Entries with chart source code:
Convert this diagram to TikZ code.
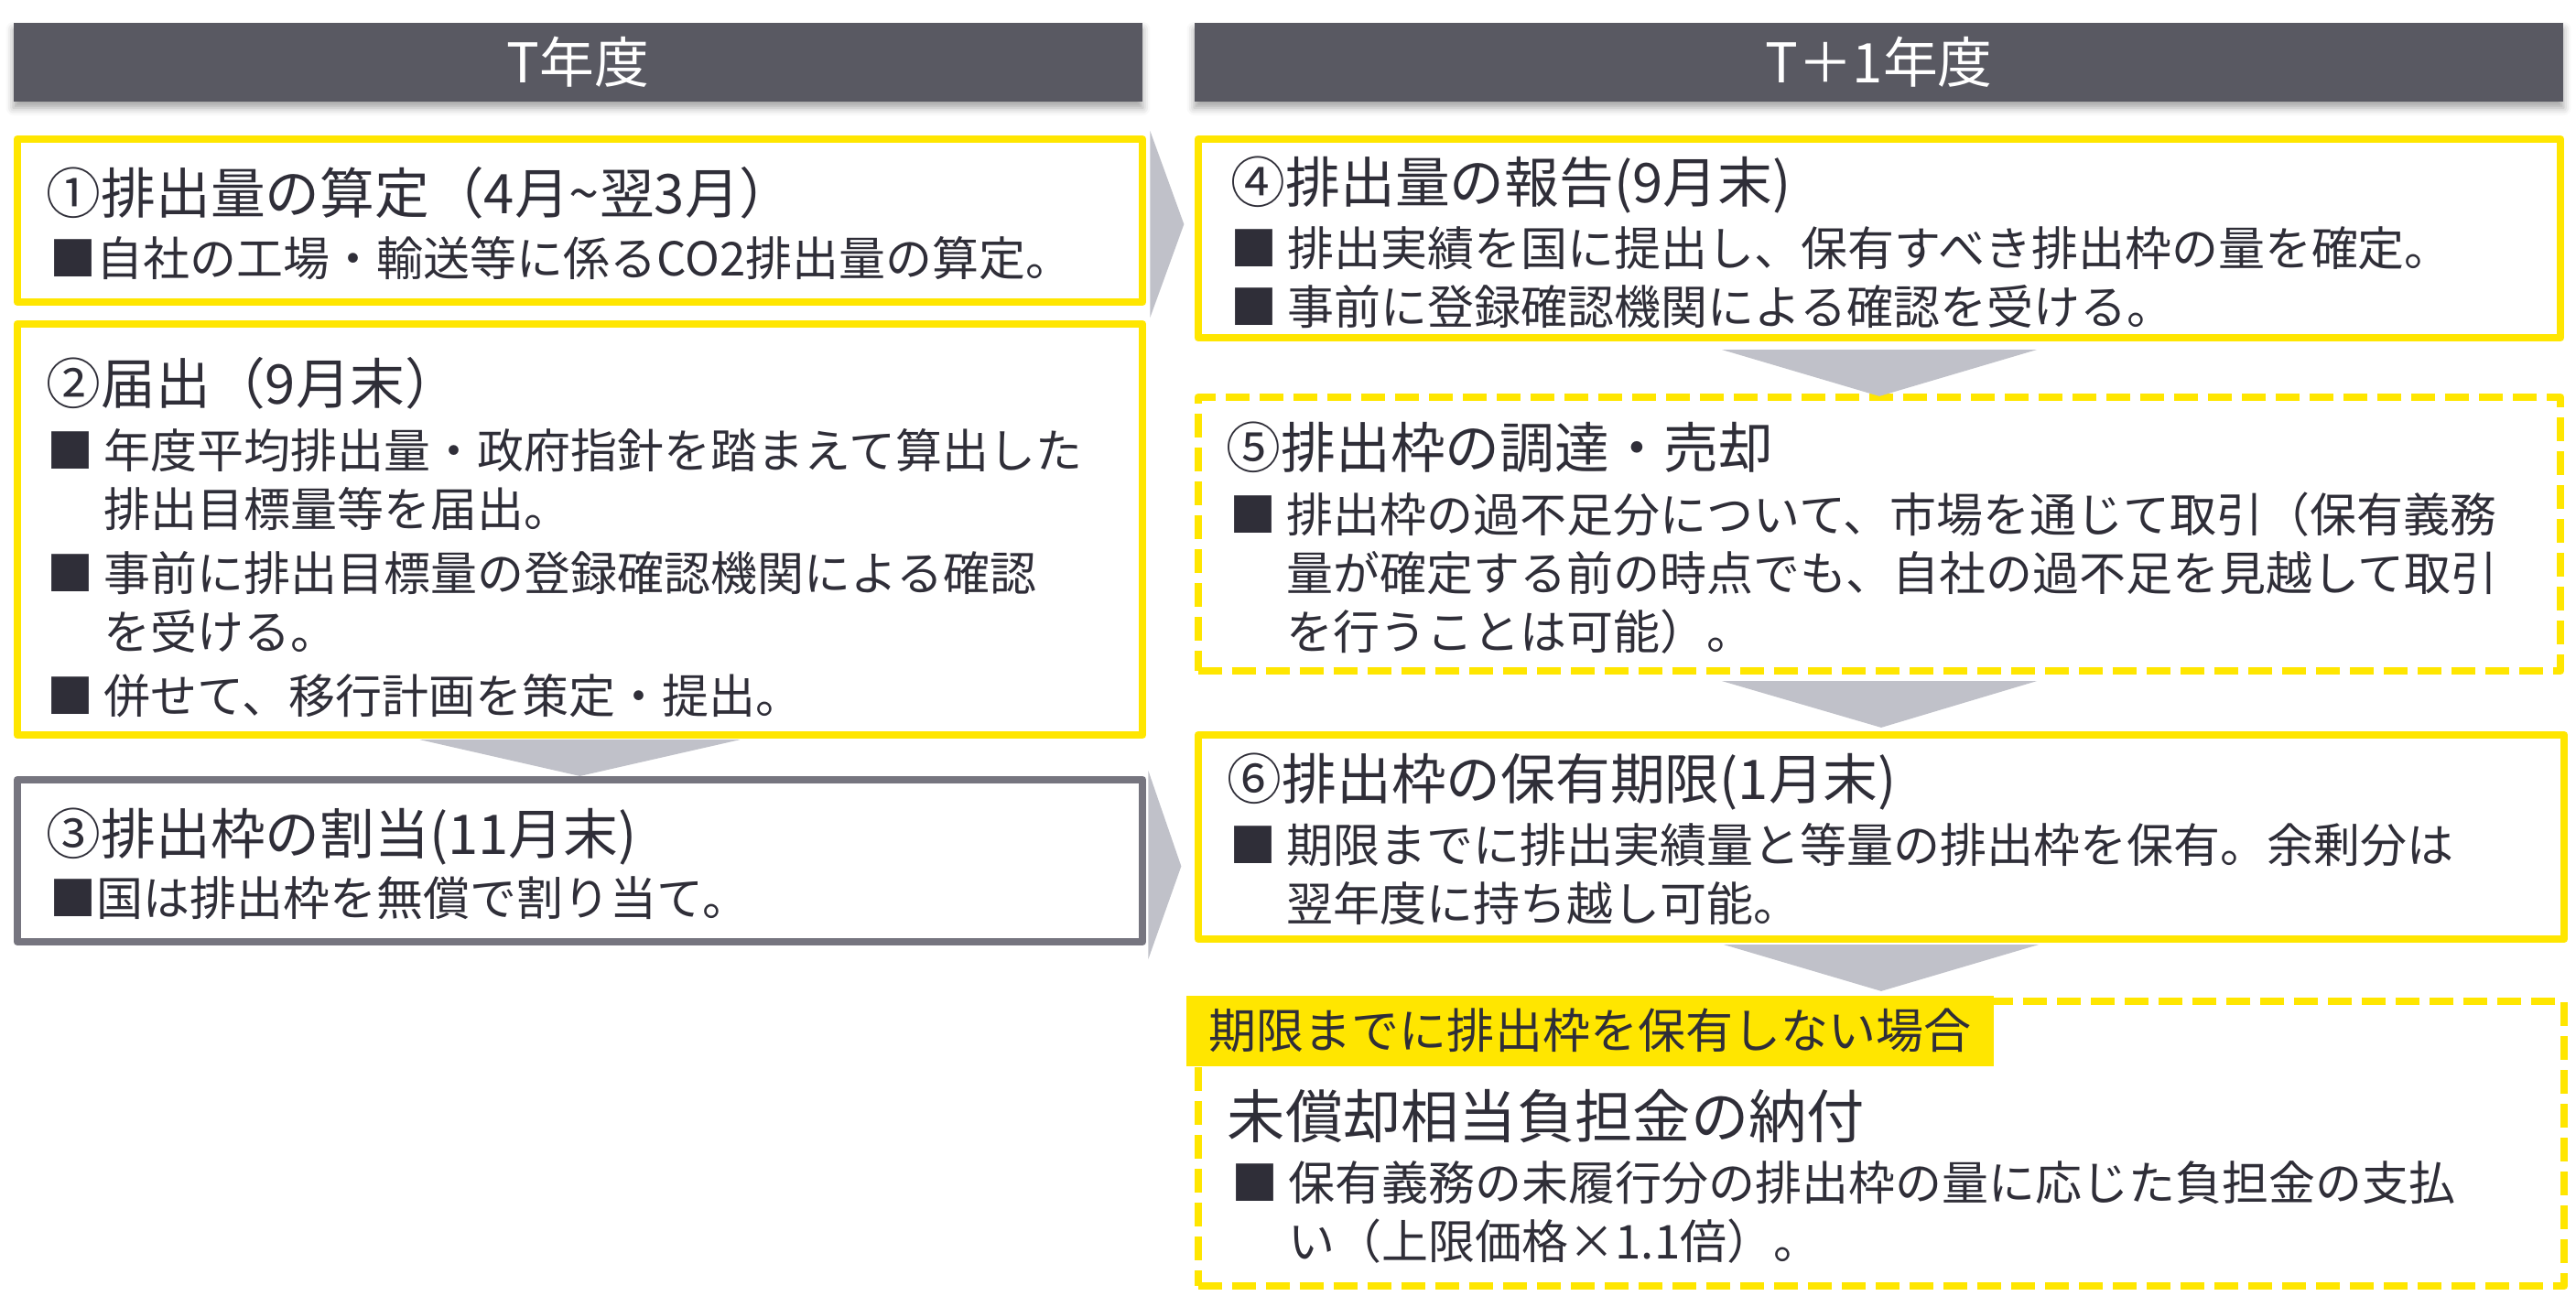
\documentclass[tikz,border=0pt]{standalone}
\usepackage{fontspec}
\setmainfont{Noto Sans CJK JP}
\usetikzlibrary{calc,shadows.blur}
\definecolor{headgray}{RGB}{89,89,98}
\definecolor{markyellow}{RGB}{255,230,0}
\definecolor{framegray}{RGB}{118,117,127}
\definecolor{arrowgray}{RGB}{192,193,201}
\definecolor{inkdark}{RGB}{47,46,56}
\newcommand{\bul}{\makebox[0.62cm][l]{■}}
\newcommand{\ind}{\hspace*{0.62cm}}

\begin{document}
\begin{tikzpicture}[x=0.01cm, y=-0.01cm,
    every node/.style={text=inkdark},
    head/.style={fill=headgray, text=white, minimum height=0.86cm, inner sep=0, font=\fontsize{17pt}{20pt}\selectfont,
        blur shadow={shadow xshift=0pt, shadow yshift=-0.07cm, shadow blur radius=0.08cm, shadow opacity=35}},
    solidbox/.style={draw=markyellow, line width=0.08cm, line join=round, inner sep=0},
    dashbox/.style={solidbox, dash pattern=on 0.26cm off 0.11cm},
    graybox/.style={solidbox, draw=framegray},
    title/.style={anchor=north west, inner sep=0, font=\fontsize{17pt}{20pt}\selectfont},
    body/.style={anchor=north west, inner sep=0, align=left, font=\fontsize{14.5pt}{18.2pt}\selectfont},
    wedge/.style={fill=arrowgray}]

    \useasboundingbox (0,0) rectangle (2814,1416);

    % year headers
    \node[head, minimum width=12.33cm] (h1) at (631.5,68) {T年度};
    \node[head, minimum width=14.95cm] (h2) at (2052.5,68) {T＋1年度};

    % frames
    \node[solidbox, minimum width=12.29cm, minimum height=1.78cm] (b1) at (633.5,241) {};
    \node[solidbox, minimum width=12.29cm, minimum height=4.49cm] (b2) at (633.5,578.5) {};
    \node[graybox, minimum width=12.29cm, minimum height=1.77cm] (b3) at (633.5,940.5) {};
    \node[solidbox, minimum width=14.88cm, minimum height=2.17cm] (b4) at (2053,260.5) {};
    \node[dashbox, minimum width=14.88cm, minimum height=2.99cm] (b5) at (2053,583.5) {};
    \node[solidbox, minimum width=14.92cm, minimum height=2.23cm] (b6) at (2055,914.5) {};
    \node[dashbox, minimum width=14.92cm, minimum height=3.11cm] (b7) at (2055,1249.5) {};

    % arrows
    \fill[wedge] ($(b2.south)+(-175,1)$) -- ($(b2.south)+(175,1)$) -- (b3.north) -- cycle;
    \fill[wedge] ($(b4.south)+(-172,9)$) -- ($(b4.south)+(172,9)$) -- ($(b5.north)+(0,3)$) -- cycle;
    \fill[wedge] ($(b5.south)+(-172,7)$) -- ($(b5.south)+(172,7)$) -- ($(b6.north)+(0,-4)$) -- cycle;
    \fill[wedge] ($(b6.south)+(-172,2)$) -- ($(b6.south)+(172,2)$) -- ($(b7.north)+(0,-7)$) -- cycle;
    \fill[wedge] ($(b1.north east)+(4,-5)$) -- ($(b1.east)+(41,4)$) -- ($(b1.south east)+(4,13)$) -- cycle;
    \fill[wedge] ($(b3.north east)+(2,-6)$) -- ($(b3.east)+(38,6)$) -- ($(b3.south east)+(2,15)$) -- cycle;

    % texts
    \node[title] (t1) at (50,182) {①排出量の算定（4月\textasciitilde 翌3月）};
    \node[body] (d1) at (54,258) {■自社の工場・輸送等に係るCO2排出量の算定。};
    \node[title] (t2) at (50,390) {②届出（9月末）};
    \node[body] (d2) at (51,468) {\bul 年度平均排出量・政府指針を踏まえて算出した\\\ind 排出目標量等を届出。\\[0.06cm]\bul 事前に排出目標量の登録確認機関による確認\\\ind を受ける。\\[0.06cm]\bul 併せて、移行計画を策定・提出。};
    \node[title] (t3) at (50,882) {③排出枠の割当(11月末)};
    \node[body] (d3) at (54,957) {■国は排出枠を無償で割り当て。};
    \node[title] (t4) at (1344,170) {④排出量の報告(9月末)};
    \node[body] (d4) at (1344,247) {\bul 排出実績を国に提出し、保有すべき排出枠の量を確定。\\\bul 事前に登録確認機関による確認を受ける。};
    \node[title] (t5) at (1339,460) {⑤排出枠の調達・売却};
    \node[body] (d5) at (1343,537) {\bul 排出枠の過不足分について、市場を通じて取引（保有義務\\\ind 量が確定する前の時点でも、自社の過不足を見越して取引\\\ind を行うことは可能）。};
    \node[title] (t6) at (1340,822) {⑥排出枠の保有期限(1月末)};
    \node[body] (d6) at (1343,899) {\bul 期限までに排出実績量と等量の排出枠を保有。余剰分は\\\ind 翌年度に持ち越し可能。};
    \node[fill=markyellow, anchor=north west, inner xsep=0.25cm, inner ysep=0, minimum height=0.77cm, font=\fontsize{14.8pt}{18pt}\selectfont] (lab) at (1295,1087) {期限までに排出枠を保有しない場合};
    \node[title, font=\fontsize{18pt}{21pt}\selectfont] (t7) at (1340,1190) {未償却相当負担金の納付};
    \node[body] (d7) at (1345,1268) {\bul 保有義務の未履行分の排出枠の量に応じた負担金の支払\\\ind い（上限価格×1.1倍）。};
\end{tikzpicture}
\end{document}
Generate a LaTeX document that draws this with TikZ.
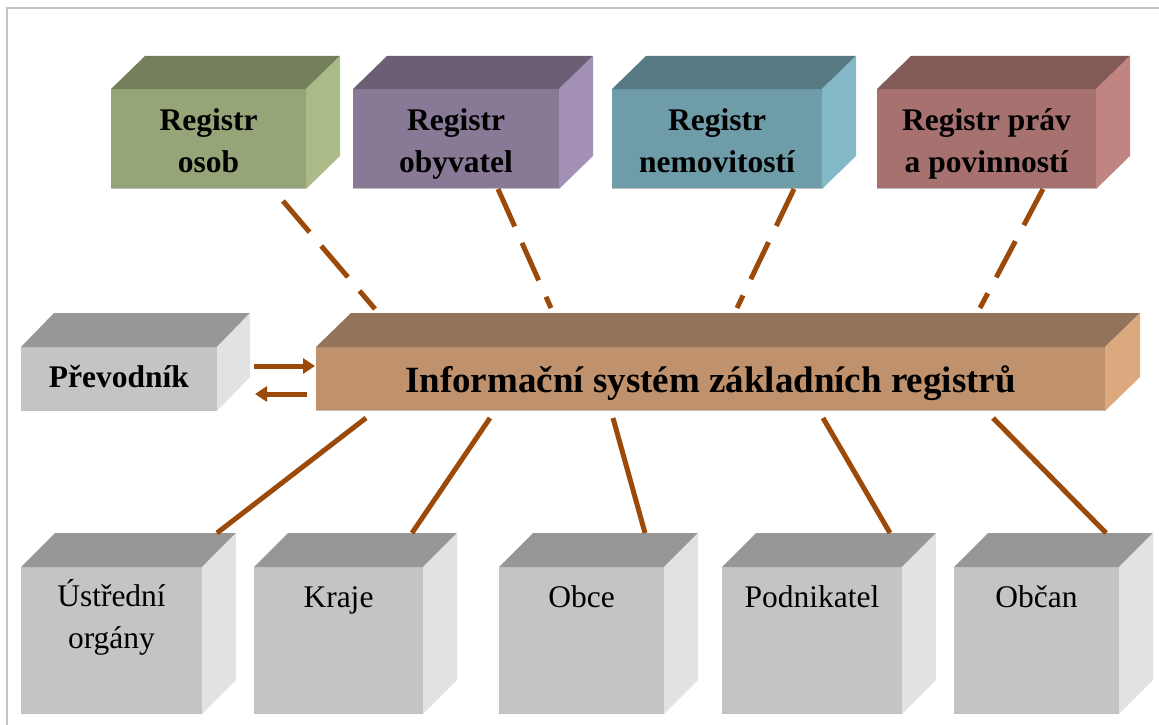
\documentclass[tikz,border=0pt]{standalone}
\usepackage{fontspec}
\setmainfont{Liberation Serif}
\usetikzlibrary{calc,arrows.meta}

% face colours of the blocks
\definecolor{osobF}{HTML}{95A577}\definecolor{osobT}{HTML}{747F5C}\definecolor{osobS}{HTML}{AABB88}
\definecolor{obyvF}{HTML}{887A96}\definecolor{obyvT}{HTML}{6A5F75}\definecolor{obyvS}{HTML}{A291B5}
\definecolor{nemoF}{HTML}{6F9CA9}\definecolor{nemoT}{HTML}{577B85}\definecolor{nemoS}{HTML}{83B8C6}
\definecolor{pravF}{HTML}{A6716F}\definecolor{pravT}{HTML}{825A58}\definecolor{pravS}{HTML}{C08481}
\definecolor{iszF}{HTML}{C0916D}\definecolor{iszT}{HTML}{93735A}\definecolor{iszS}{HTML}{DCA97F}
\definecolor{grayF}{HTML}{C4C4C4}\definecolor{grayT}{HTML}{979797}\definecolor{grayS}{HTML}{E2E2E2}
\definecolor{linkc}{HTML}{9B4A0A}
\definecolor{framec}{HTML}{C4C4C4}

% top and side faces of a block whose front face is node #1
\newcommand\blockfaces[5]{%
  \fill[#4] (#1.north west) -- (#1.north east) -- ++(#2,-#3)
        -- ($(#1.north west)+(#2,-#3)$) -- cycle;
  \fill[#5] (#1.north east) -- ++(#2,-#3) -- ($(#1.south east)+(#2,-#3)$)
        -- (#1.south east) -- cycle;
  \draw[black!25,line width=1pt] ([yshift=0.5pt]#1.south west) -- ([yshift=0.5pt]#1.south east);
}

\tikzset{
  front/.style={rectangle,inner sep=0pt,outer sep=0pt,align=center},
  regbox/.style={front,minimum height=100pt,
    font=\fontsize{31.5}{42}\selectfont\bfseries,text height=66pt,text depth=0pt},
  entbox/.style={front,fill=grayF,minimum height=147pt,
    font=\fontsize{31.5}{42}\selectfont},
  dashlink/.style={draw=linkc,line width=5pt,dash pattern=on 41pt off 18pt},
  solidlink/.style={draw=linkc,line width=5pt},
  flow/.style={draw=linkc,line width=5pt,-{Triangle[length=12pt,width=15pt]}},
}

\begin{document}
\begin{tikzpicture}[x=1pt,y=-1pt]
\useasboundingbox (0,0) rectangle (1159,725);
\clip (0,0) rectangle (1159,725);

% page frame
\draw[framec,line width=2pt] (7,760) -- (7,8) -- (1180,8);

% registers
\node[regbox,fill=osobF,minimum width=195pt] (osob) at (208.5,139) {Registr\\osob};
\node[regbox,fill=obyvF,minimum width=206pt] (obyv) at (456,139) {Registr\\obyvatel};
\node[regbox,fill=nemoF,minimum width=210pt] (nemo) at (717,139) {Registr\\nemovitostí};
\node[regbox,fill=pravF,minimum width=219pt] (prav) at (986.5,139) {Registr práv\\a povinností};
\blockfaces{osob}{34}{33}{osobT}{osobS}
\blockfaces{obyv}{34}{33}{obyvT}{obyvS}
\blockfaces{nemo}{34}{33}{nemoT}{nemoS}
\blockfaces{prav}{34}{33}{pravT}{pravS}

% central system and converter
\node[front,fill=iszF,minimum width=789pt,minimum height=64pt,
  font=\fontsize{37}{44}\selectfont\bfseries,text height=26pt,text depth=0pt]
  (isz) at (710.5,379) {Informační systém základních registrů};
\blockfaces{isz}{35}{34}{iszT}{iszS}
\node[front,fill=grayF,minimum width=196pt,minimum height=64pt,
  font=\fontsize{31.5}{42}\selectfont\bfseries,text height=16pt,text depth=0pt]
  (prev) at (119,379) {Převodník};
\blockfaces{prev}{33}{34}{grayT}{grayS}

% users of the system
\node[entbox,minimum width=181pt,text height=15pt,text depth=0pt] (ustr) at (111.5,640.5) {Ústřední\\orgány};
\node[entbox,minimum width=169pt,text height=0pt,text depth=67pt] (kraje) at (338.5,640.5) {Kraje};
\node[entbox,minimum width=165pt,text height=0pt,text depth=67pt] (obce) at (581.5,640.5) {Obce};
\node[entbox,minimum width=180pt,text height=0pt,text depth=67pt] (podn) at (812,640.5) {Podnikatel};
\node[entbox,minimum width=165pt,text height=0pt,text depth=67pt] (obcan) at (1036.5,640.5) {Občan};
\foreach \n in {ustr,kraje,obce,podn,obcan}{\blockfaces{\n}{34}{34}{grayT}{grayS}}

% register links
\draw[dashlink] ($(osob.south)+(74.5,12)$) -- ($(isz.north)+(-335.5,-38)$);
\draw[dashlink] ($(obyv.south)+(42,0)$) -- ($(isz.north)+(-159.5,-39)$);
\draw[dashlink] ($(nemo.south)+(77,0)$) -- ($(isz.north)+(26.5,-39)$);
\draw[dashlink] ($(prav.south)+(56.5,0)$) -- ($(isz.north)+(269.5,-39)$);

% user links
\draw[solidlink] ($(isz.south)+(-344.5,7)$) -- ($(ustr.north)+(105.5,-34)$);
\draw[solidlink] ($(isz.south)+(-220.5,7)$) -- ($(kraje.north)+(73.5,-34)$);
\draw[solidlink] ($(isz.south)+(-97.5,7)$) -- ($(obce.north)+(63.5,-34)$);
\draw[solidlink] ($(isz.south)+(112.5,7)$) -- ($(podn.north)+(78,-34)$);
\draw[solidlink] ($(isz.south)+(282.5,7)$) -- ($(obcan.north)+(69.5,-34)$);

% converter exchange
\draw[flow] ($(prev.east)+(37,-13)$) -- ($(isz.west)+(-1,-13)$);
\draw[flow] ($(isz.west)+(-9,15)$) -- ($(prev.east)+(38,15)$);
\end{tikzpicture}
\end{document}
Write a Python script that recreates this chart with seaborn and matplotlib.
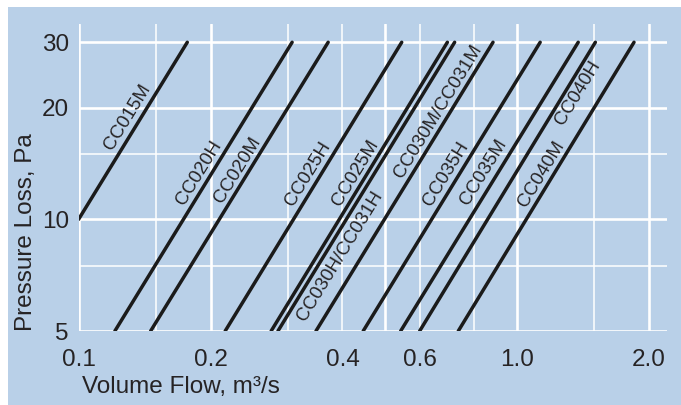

EXERCISE AIM: Look above and copy only the lines from the one holding "Generate a LaTeX" to the one holding "(7,8) -- (1180,8);", both included, exactly, minus the pictures.

OUTPUT BELOW:
Generate a LaTeX document that draws this with TikZ.
\documentclass[tikz,border=0pt]{standalone}
\usepackage{fontspec}
\setmainfont{Liberation Serif}
\usetikzlibrary{calc,arrows.meta}

% face colours of the blocks
\definecolor{osobF}{HTML}{95A577}\definecolor{osobT}{HTML}{747F5C}\definecolor{osobS}{HTML}{AABB88}
\definecolor{obyvF}{HTML}{887A96}\definecolor{obyvT}{HTML}{6A5F75}\definecolor{obyvS}{HTML}{A291B5}
\definecolor{nemoF}{HTML}{6F9CA9}\definecolor{nemoT}{HTML}{577B85}\definecolor{nemoS}{HTML}{83B8C6}
\definecolor{pravF}{HTML}{A6716F}\definecolor{pravT}{HTML}{825A58}\definecolor{pravS}{HTML}{C08481}
\definecolor{iszF}{HTML}{C0916D}\definecolor{iszT}{HTML}{93735A}\definecolor{iszS}{HTML}{DCA97F}
\definecolor{grayF}{HTML}{C4C4C4}\definecolor{grayT}{HTML}{979797}\definecolor{grayS}{HTML}{E2E2E2}
\definecolor{linkc}{HTML}{9B4A0A}
\definecolor{framec}{HTML}{C4C4C4}

% top and side faces of a block whose front face is node #1
\newcommand\blockfaces[5]{%
  \fill[#4] (#1.north west) -- (#1.north east) -- ++(#2,-#3)
        -- ($(#1.north west)+(#2,-#3)$) -- cycle;
  \fill[#5] (#1.north east) -- ++(#2,-#3) -- ($(#1.south east)+(#2,-#3)$)
        -- (#1.south east) -- cycle;
  \draw[black!25,line width=1pt] ([yshift=0.5pt]#1.south west) -- ([yshift=0.5pt]#1.south east);
}

\tikzset{
  front/.style={rectangle,inner sep=0pt,outer sep=0pt,align=center},
  regbox/.style={front,minimum height=100pt,
    font=\fontsize{31.5}{42}\selectfont\bfseries,text height=66pt,text depth=0pt},
  entbox/.style={front,fill=grayF,minimum height=147pt,
    font=\fontsize{31.5}{42}\selectfont},
  dashlink/.style={draw=linkc,line width=5pt,dash pattern=on 41pt off 18pt},
  solidlink/.style={draw=linkc,line width=5pt},
  flow/.style={draw=linkc,line width=5pt,-{Triangle[length=12pt,width=15pt]}},
}

\begin{document}
\begin{tikzpicture}[x=1pt,y=-1pt]
\useasboundingbox (0,0) rectangle (1159,725);
\clip (0,0) rectangle (1159,725);

% page frame
\draw[framec,line width=2pt] (7,760) -- (7,8) -- (1180,8);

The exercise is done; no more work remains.